* **STATED EXERCISE**:
In the data below, find every line that has the string "this", and copy it.

* **Extracted data entries**:

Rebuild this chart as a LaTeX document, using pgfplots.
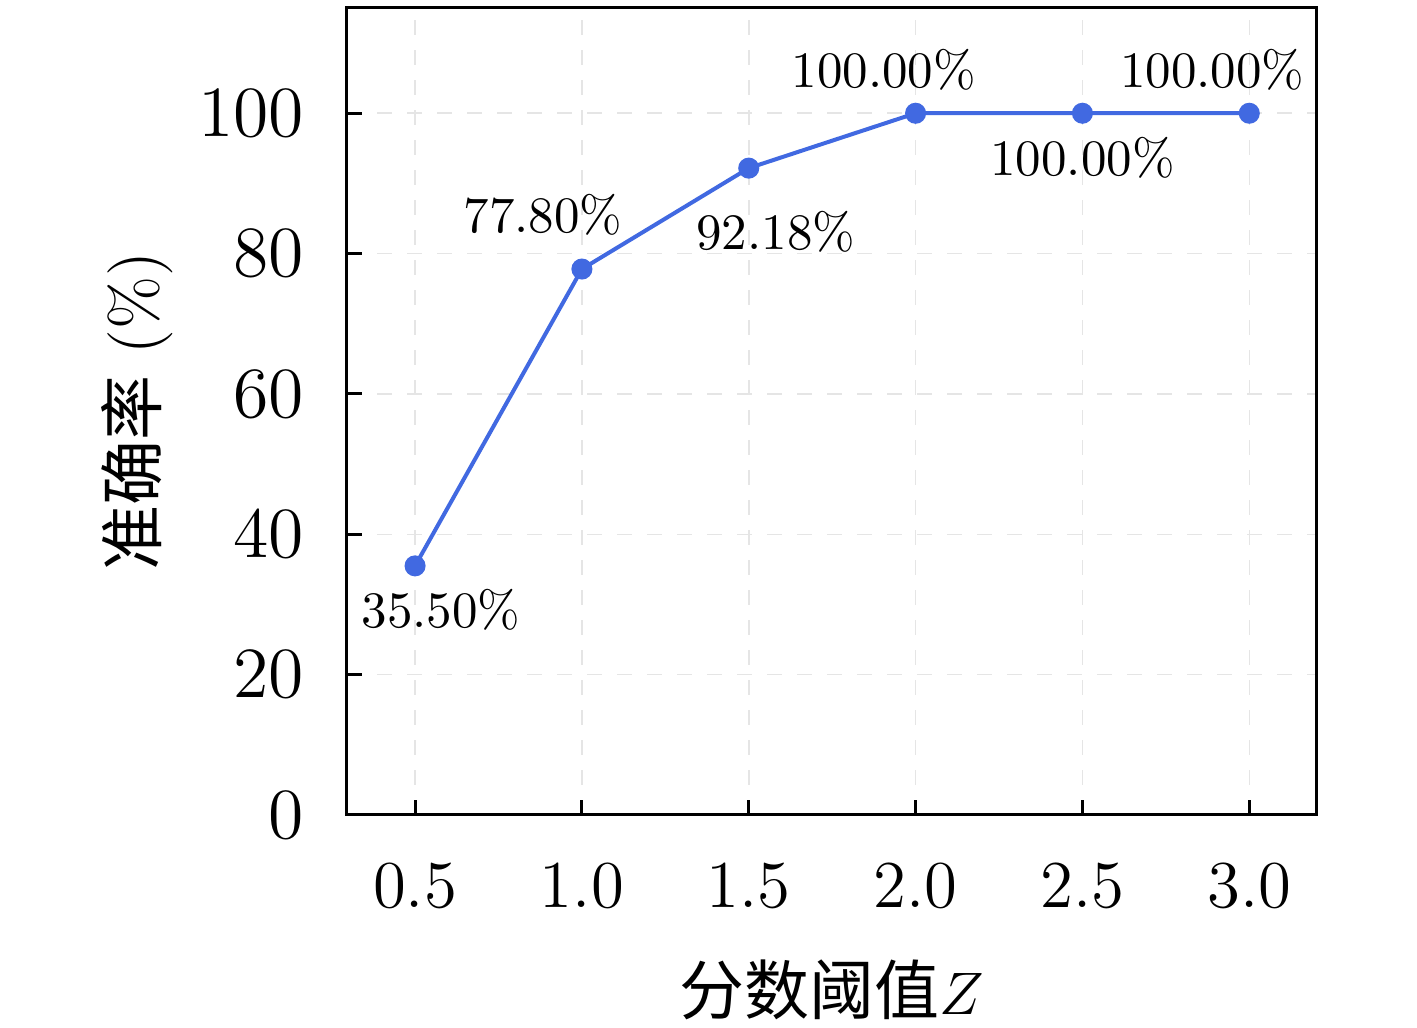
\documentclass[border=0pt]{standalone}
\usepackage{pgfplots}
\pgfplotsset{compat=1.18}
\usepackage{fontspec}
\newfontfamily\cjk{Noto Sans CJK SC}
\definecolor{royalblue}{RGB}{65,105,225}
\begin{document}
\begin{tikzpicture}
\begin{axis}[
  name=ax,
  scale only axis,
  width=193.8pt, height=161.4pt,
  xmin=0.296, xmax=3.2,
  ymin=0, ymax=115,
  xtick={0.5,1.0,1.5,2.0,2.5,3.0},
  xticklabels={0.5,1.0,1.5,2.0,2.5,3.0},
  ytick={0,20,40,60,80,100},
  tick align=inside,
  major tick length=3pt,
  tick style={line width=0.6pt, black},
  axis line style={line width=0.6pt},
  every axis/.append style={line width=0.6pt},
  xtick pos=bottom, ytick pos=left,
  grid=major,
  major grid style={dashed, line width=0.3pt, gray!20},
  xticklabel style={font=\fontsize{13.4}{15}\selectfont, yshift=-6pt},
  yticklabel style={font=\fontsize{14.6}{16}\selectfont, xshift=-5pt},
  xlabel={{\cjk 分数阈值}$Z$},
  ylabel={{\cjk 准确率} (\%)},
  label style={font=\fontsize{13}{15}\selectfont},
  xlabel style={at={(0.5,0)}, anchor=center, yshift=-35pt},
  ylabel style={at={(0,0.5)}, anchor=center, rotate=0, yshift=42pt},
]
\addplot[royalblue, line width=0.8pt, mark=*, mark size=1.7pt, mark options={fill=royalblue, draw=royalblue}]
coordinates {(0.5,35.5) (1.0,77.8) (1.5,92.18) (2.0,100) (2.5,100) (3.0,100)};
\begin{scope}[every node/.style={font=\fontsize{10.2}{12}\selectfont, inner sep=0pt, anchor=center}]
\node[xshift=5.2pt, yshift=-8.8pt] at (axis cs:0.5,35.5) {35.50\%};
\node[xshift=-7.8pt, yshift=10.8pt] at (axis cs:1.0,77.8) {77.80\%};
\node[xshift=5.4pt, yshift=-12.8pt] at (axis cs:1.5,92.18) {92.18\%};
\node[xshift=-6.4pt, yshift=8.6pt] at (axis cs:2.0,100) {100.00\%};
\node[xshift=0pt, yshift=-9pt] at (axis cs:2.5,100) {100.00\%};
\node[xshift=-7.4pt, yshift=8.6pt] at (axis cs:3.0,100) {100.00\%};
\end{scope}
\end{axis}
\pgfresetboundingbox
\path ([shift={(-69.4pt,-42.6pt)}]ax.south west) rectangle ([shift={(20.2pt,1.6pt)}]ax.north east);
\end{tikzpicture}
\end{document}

==

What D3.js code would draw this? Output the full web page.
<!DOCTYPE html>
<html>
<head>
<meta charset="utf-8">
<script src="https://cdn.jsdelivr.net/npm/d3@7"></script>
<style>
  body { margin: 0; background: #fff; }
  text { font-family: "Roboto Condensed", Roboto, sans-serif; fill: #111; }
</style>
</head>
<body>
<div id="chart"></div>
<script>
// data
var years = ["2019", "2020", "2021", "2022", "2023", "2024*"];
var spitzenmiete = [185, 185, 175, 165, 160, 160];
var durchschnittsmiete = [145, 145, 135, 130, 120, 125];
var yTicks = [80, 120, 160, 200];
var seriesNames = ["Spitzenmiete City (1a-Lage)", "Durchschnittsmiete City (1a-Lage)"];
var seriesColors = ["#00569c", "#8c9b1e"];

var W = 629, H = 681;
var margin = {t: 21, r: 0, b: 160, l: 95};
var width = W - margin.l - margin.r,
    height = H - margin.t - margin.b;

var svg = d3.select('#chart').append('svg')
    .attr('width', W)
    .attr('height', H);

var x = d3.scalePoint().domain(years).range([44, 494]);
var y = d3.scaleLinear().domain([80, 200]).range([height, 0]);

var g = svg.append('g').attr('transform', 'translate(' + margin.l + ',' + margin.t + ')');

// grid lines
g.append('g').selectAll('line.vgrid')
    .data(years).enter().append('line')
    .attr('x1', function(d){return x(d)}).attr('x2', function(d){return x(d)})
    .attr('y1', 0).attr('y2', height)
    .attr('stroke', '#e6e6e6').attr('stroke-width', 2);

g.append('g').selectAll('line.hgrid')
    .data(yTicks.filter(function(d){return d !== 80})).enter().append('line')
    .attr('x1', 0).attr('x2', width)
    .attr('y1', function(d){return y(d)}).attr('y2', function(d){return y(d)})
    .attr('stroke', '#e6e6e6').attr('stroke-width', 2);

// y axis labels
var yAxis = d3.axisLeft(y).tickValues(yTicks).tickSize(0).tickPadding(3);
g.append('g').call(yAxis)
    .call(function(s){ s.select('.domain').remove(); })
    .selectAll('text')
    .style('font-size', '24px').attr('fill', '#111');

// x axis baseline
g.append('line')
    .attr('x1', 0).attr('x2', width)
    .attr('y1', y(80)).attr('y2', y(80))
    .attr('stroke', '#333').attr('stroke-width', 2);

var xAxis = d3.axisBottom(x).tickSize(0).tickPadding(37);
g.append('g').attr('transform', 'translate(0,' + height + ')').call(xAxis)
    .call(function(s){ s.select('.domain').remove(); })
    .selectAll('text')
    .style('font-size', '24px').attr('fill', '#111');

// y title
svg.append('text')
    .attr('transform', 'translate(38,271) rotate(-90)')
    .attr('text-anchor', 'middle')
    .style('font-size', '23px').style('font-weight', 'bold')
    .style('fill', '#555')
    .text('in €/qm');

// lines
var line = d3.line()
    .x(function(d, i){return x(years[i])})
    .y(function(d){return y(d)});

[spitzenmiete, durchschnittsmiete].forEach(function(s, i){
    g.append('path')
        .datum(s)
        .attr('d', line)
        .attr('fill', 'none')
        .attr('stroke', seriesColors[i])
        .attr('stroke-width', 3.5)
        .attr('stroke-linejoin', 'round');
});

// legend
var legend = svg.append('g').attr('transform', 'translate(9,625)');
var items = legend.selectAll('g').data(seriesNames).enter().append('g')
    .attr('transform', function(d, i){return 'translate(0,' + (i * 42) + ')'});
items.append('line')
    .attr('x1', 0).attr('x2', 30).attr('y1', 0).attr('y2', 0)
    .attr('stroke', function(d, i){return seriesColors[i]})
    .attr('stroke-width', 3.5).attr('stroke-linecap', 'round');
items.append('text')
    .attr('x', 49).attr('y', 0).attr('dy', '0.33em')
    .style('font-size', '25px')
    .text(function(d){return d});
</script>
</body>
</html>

* **CORRECT RESULT**:
Rebuild this chart as a LaTeX document, using pgfplots.
What D3.js code would draw this? Output the full web page.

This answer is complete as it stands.